• **What to do**
Set down exactly the lines from the one with "Clone this chart in seaborn and matplotlib." to the one with "ax = fig.add_axes([58", both included, and no line outside that range.

• **Record list**

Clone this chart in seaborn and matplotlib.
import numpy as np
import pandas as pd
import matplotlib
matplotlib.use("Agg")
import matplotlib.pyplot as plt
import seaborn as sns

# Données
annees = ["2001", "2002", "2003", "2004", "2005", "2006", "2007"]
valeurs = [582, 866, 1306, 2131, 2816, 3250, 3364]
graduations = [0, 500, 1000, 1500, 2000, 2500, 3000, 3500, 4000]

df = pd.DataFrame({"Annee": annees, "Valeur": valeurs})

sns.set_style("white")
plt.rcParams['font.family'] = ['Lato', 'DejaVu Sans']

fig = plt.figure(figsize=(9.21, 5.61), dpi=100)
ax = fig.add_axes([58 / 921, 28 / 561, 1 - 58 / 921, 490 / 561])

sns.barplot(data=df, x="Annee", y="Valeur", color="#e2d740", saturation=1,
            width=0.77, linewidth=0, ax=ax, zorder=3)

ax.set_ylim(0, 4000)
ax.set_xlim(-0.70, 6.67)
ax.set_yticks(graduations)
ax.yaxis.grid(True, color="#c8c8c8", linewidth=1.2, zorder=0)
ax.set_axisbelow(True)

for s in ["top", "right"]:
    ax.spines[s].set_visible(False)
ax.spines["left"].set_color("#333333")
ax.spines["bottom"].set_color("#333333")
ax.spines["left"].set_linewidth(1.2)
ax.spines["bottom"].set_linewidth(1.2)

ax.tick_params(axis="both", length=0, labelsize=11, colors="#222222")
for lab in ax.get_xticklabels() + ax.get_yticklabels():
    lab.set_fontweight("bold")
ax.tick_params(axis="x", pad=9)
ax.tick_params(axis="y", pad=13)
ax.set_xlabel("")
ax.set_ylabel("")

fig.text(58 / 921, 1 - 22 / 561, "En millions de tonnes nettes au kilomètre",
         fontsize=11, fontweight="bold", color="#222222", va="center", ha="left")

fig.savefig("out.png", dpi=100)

...

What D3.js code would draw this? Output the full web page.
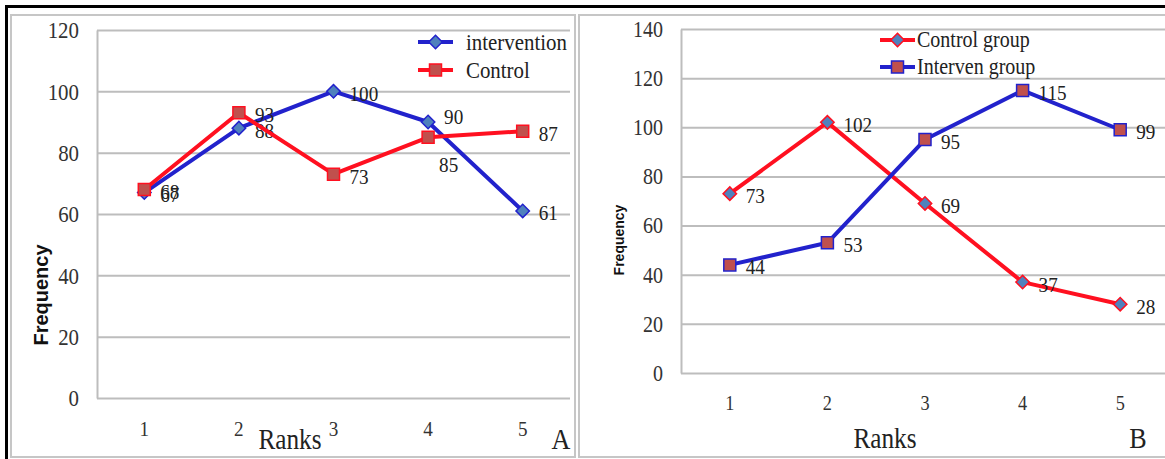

• **Exercise answer**
Clone this chart in seaborn and matplotlib.
import numpy as np
import pandas as pd
import matplotlib
matplotlib.use("Agg")
import matplotlib.pyplot as plt
import seaborn as sns

# Données
annees = ["2001", "2002", "2003", "2004", "2005", "2006", "2007"]
valeurs = [582, 866, 1306, 2131, 2816, 3250, 3364]
graduations = [0, 500, 1000, 1500, 2000, 2500, 3000, 3500, 4000]

df = pd.DataFrame({"Annee": annees, "Valeur": valeurs})

sns.set_style("white")
plt.rcParams['font.family'] = ['Lato', 'DejaVu Sans']

fig = plt.figure(figsize=(9.21, 5.61), dpi=100)
ax = fig.add_axes([58 / 921, 28 / 561, 1 - 58 / 921, 490 / 561])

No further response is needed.